Two teams of six people, from areas of production called ‘Greenbelt’ and ‘Blackbelt’, have been looking at shaving off processing flows for the tanks by studying the day-to-day processes on the tanks, as they head through the New Orleans facility.

Teams also are reviewing processes in Final Assembly. Two are looking at TPS, and electrical and mechanical processes. The other two are evaluating quality inspection processes. A team also is observing mock-up panel refurbishment.

The results of the team’s findings were due to be presented to Industrial Engineering manager Brian Magendie and Lean/Six Sigma lead Tim Livingston a few days ago.

‘Number one, we’re all change agents; and number two, we selected employees from across several directorates, so we have a diverse group of experienced and knowledgeable teammates,’ said Livingston to Lockheed Martin’s MAF ‘Mission Success’ bulletin.

The data being analysed by what is described as the Structured Improvement Activity (SIA) LM21 tool, which will evaluate and identify ‘inhibitors to hardware transformation.’

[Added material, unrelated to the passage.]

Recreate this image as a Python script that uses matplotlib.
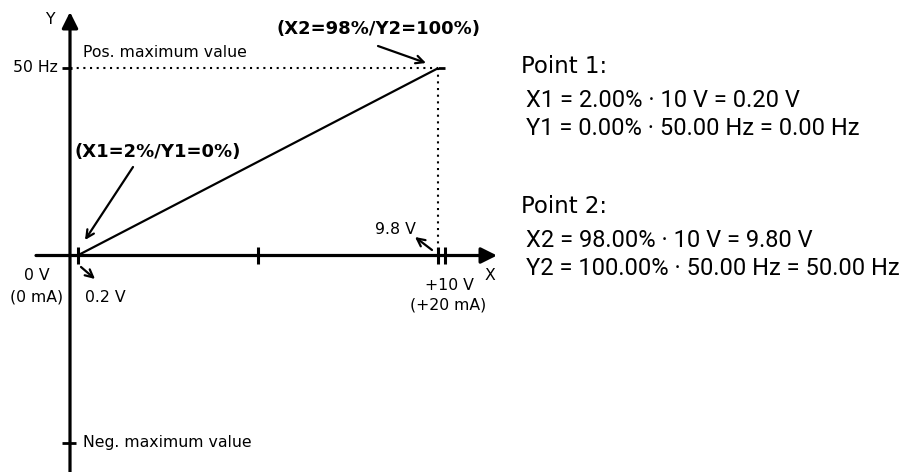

‘We’re assuming that we’ve got common inhibitors across all elements, and that they stand out once we gather all the data together,’ explained Magendie. ‘Then we’ll address a series of additional Structured Improvement Activities to try to minimize/eliminate the process disruptions that we may be observing.’

Magendie will report the team’s findings to senior management, ahead of the implementation of changes to the processing of the tanks, which – it is hoped – will pull back the current pressures of delivering the tanks on a schedule, to aid alignment with NASA’s Shuttle manifest.

‘Cell A is currently the rate/pace driver. So it’s inhibiting our rate delivery capability in terms of tanks per year, and in essence would be considered the bottleneck,’ noted Magendie.

‘The key objective of this effort is to complete tanks earlier with the same level of quality and safety that we exhibit and require today.’